* [What needs to be done] Quote all of the data that follows exactly as written, skipping the images.

Extracted records
— begin —

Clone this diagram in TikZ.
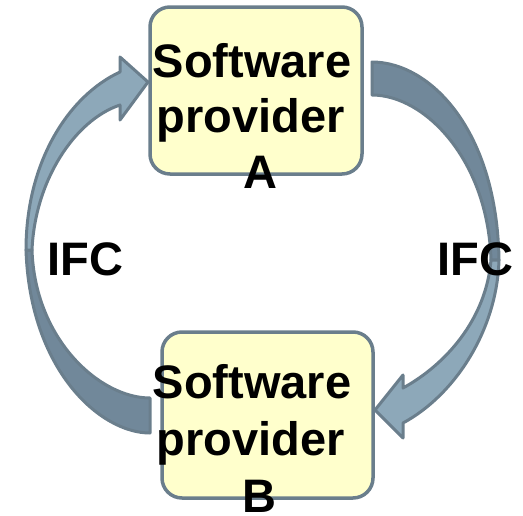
\documentclass[tikz,border=0pt]{standalone}
\usepackage{fontspec}
\setmainfont{Liberation Sans}
\definecolor{edgec}{HTML}{6A7E8C}
\definecolor{lightc}{HTML}{8DA8B9}
\definecolor{darkc}{HTML}{71889A}
\definecolor{boxc}{HTML}{FFFFCC}
\tikzset{
  provbox/.style={draw=edgec, fill=boxc, line width=3.5pt, rounded corners=20pt, inner sep=0pt},
  headpart/.style={draw=edgec, fill=lightc, line width=3pt, line join=round},
  tailpart/.style={draw=edgec, fill=darkc, line width=3pt, line join=round},
  lbl/.style={font=\fontsize{47}{56}\selectfont\bfseries, anchor=base, inner sep=0pt, text=black}
}
\begin{document}
\begin{tikzpicture}[x=1pt, y=-1pt]
\useasboundingbox (0,0) rectangle (523,515);
% left arrow: tail (dark) then head (light)
\path[tailpart] (26,250) .. controls (30,370) and (100,433) .. (150,433) -- (150,398) .. controls (100,398) and (35,340) .. (32,250) -- cycle;
\path[headpart] (26,250) .. controls (26,160) and (70,95) .. (120,72) -- (120,57) -- (148,82) -- (120,120) -- (120,105) .. controls (75,120) and (35,180) .. (32,250) -- cycle;
% right arrow
\path[tailpart] (372,62) .. controls (430,62) and (497,130) .. (499,260) -- (491,260) .. controls (488,160) and (425,95) .. (372,95) -- cycle;
\path[headpart] (499,260) .. controls (497,330) and (455,395) .. (403,423) -- (403,438) -- (375,410) -- (403,375) -- (403,388) .. controls (445,365) and (486,320) .. (491,260) -- cycle;
% boxes
\node[provbox, minimum width=212pt, minimum height=167pt] (A) at (256,90.5) {};
\node[provbox, minimum width=211pt, minimum height=166pt] (B) at (267.5,415) {};
% texts
\node[lbl] (a1) at (252,77) {Software};
\node[lbl] (a2) at (251,132) {provider};
\node[lbl] (a3) at (260,188) {A};
\node[lbl] (b1) at (252,398) {Software};
\node[lbl] (b2) at (251,455) {provider};
\node[lbl] (b3) at (259,512) {B};
\node[lbl] (ifcl) at (85.5,275) {IFC};
\node[lbl] (ifcr) at (475.5,275) {IFC};
\end{tikzpicture}
\end{document}
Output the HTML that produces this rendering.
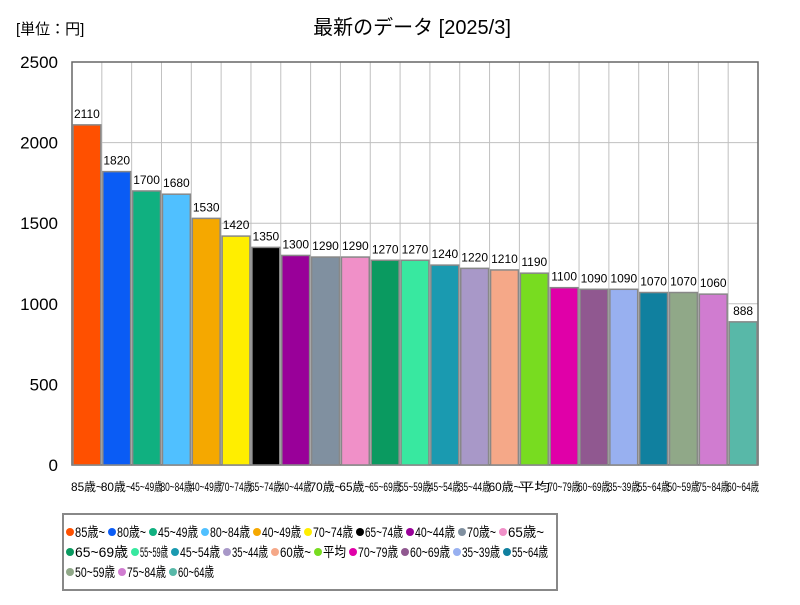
<!DOCTYPE html>
<html><head><meta charset="utf-8"><style>
body{margin:0;background:#fff;font-family:"Liberation Sans","Noto Sans CJK JP",sans-serif;}
</style></head><body>
<svg id="c" width="800" height="600" xmlns="http://www.w3.org/2000/svg" style="font-family:'Liberation Sans','Noto Sans CJK JP',sans-serif">
<text x="16" y="34" font-size="15">[単位：円]</text>
<text x="412" y="34" font-size="20" text-anchor="middle">最新のデータ [2025/3]</text>
<g id="grid"></g><g id="bars"></g><g id="xl"></g><g id="yl"></g>
<rect x="63" y="514" width="494" height="76" fill="none" stroke="#888" stroke-width="2"/>
<g id="leg"></g>
</svg>
<script>
const categories=["85歳~","80歳~","45~49歳","80~84歳","40~49歳","70~74歳","65~74歳","40~44歳","70歳~","65歳~","65~69歳","55~59歳","45~54歳","35~44歳","60歳~","平均","70~79歳","60~69歳","35~39歳","55~64歳","50~59歳","75~84歳","60~64歳"];
const values=[2110,1820,1700,1680,1530,1420,1350,1300,1290,1290,1270,1270,1240,1220,1210,1190,1100,1090,1090,1070,1070,1060,888];
const colors=["#ff5000","#0a5cf5","#10b080","#50c0ff","#f5a800","#ffee00","#000000","#990099","#8090a0","#f090c8","#0a9a60","#38e8a0","#1a9ab0","#a898c8","#f5a888","#78dc20","#e000a8","#905890","#98b0f0","#10809f","#90a888","#d07cd0","#58b8a8"];
const yTicks=[0,500,1000,1500,2000,2500];
const L=72,R=758,T=62,B=465,yMax=2500;
const NS="http://www.w3.org/2000/svg";
const bw=(R-L)/categories.length;
const ys=v=>B-(v/yMax)*(B-T);
const xs=i=>L+i*bw;
function mk(tag,attrs,parent){const e=document.createElementNS(NS,tag);for(const k in attrs)e.setAttribute(k,attrs[k]);document.getElementById(parent).appendChild(e);return e;}
yTicks.forEach(t=>{
 const l=mk("line",{x1:L,x2:R,y1:ys(t),y2:ys(t),stroke:"#c0c0c0"},"grid");
 
 
 const tx=mk("text",{x:L-14,y:ys(t)+6,"font-size":17,"text-anchor":"end"},"yl");
 tx.textContent=t;
 
 
});
for(let i=0;i<=categories.length;i++){
 const l=mk("line",{x1:xs(i),x2:xs(i),y1:T,y2:B,stroke:"#c0c0c0"},"grid");
 
 
}
const f=mk("rect",{x:L,y:T,width:R-L,height:B-T,fill:"none",stroke:"#666","stroke-width":1.5},"grid");


categories.forEach((c,i)=>{
 const r=mk("rect",{x:xs(i)+1,y:ys(values[i]),width:bw-2,height:B-ys(values[i]),fill:colors[i],stroke:"#888","stroke-width":1.5},"bars");
 
 
 const v=mk("text",{x:xs(i)+bw/2,y:ys(values[i])-7,"font-size":12,"text-anchor":"middle"},"bars");
 v.textContent=values[i];
 
 
 const x=mk("text",{x:xs(i)+bw/2,y:491,"font-size":12,"text-anchor":"middle",textLength:bw+2,lengthAdjust:"spacingAndGlyphs"},"xl");
 x.textContent=c;
 
 
});
const rowX=[[70,112,153,205,257,308,360,410,462,503],[70,135,175,227,275,318,353,405,457,507],[70,122,173]];
categories.forEach((c,i)=>{
 const row=Math.floor(i/10),col=i%10;
 const x=rowX[row][col];
 const nx=rowX[row][col+1]!==undefined?rowX[row][col+1]:x+(c.length>3?48:30);
 const y=532+row*20;
 const d=mk("circle",{cx:x,cy:y,r:4,fill:colors[i]},"leg");
 
 
 const t=mk("text",{x:x+5,y:y+5,"font-size":14,textLength:nx-x-12,lengthAdjust:"spacingAndGlyphs"},"leg");
 t.textContent=c;
 
 
});
</script>
</body></html>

— end —

* [Response below]
Clone this diagram in TikZ.
\documentclass[tikz,border=0pt]{standalone}
\usepackage{fontspec}
\setmainfont{Liberation Sans}
\definecolor{edgec}{HTML}{6A7E8C}
\definecolor{lightc}{HTML}{8DA8B9}
\definecolor{darkc}{HTML}{71889A}
\definecolor{boxc}{HTML}{FFFFCC}
\tikzset{
  provbox/.style={draw=edgec, fill=boxc, line width=3.5pt, rounded corners=20pt, inner sep=0pt},
  headpart/.style={draw=edgec, fill=lightc, line width=3pt, line join=round},
  tailpart/.style={draw=edgec, fill=darkc, line width=3pt, line join=round},
  lbl/.style={font=\fontsize{47}{56}\selectfont\bfseries, anchor=base, inner sep=0pt, text=black}
}
\begin{document}
\begin{tikzpicture}[x=1pt, y=-1pt]
\useasboundingbox (0,0) rectangle (523,515);
% left arrow: tail (dark) then head (light)
\path[tailpart] (26,250) .. controls (30,370) and (100,433) .. (150,433) -- (150,398) .. controls (100,398) and (35,340) .. (32,250) -- cycle;
\path[headpart] (26,250) .. controls (26,160) and (70,95) .. (120,72) -- (120,57) -- (148,82) -- (120,120) -- (120,105) .. controls (75,120) and (35,180) .. (32,250) -- cycle;
% right arrow
\path[tailpart] (372,62) .. controls (430,62) and (497,130) .. (499,260) -- (491,260) .. controls (488,160) and (425,95) .. (372,95) -- cycle;
\path[headpart] (499,260) .. controls (497,330) and (455,395) .. (403,423) -- (403,438) -- (375,410) -- (403,375) -- (403,388) .. controls (445,365) and (486,320) .. (491,260) -- cycle;
% boxes
\node[provbox, minimum width=212pt, minimum height=167pt] (A) at (256,90.5) {};
\node[provbox, minimum width=211pt, minimum height=166pt] (B) at (267.5,415) {};
% texts
\node[lbl] (a1) at (252,77) {Software};
\node[lbl] (a2) at (251,132) {provider};
\node[lbl] (a3) at (260,188) {A};
\node[lbl] (b1) at (252,398) {Software};
\node[lbl] (b2) at (251,455) {provider};
\node[lbl] (b3) at (259,512) {B};
\node[lbl] (ifcl) at (85.5,275) {IFC};
\node[lbl] (ifcr) at (475.5,275) {IFC};
\end{tikzpicture}
\end{document}
Output the HTML that produces this rendering.
<!DOCTYPE html>
<html><head><meta charset="utf-8"><style>
body{margin:0;background:#fff;font-family:"Liberation Sans","Noto Sans CJK JP",sans-serif;}
</style></head><body>
<svg id="c" width="800" height="600" xmlns="http://www.w3.org/2000/svg" style="font-family:'Liberation Sans','Noto Sans CJK JP',sans-serif">
<text x="16" y="34" font-size="15">[単位：円]</text>
<text x="412" y="34" font-size="20" text-anchor="middle">最新のデータ [2025/3]</text>
<g id="grid"></g><g id="bars"></g><g id="xl"></g><g id="yl"></g>
<rect x="63" y="514" width="494" height="76" fill="none" stroke="#888" stroke-width="2"/>
<g id="leg"></g>
</svg>
<script>
const categories=["85歳~","80歳~","45~49歳","80~84歳","40~49歳","70~74歳","65~74歳","40~44歳","70歳~","65歳~","65~69歳","55~59歳","45~54歳","35~44歳","60歳~","平均","70~79歳","60~69歳","35~39歳","55~64歳","50~59歳","75~84歳","60~64歳"];
const values=[2110,1820,1700,1680,1530,1420,1350,1300,1290,1290,1270,1270,1240,1220,1210,1190,1100,1090,1090,1070,1070,1060,888];
const colors=["#ff5000","#0a5cf5","#10b080","#50c0ff","#f5a800","#ffee00","#000000","#990099","#8090a0","#f090c8","#0a9a60","#38e8a0","#1a9ab0","#a898c8","#f5a888","#78dc20","#e000a8","#905890","#98b0f0","#10809f","#90a888","#d07cd0","#58b8a8"];
const yTicks=[0,500,1000,1500,2000,2500];
const L=72,R=758,T=62,B=465,yMax=2500;
const NS="http://www.w3.org/2000/svg";
const bw=(R-L)/categories.length;
const ys=v=>B-(v/yMax)*(B-T);
const xs=i=>L+i*bw;
function mk(tag,attrs,parent){const e=document.createElementNS(NS,tag);for(const k in attrs)e.setAttribute(k,attrs[k]);document.getElementById(parent).appendChild(e);return e;}
yTicks.forEach(t=>{
 const l=mk("line",{x1:L,x2:R,y1:ys(t),y2:ys(t),stroke:"#c0c0c0"},"grid");
 
 
 const tx=mk("text",{x:L-14,y:ys(t)+6,"font-size":17,"text-anchor":"end"},"yl");
 tx.textContent=t;
 
 
});
for(let i=0;i<=categories.length;i++){
 const l=mk("line",{x1:xs(i),x2:xs(i),y1:T,y2:B,stroke:"#c0c0c0"},"grid");
 
 
}
const f=mk("rect",{x:L,y:T,width:R-L,height:B-T,fill:"none",stroke:"#666","stroke-width":1.5},"grid");


categories.forEach((c,i)=>{
 const r=mk("rect",{x:xs(i)+1,y:ys(values[i]),width:bw-2,height:B-ys(values[i]),fill:colors[i],stroke:"#888","stroke-width":1.5},"bars");
 
 
 const v=mk("text",{x:xs(i)+bw/2,y:ys(values[i])-7,"font-size":12,"text-anchor":"middle"},"bars");
 v.textContent=values[i];
 
 
 const x=mk("text",{x:xs(i)+bw/2,y:491,"font-size":12,"text-anchor":"middle",textLength:bw+2,lengthAdjust:"spacingAndGlyphs"},"xl");
 x.textContent=c;
 
 
});
const rowX=[[70,112,153,205,257,308,360,410,462,503],[70,135,175,227,275,318,353,405,457,507],[70,122,173]];
categories.forEach((c,i)=>{
 const row=Math.floor(i/10),col=i%10;
 const x=rowX[row][col];
 const nx=rowX[row][col+1]!==undefined?rowX[row][col+1]:x+(c.length>3?48:30);
 const y=532+row*20;
 const d=mk("circle",{cx:x,cy:y,r:4,fill:colors[i]},"leg");
 
 
 const t=mk("text",{x:x+5,y:y+5,"font-size":14,textLength:nx-x-12,lengthAdjust:"spacingAndGlyphs"},"leg");
 t.textContent=c;
 
 
});
</script>
</body></html>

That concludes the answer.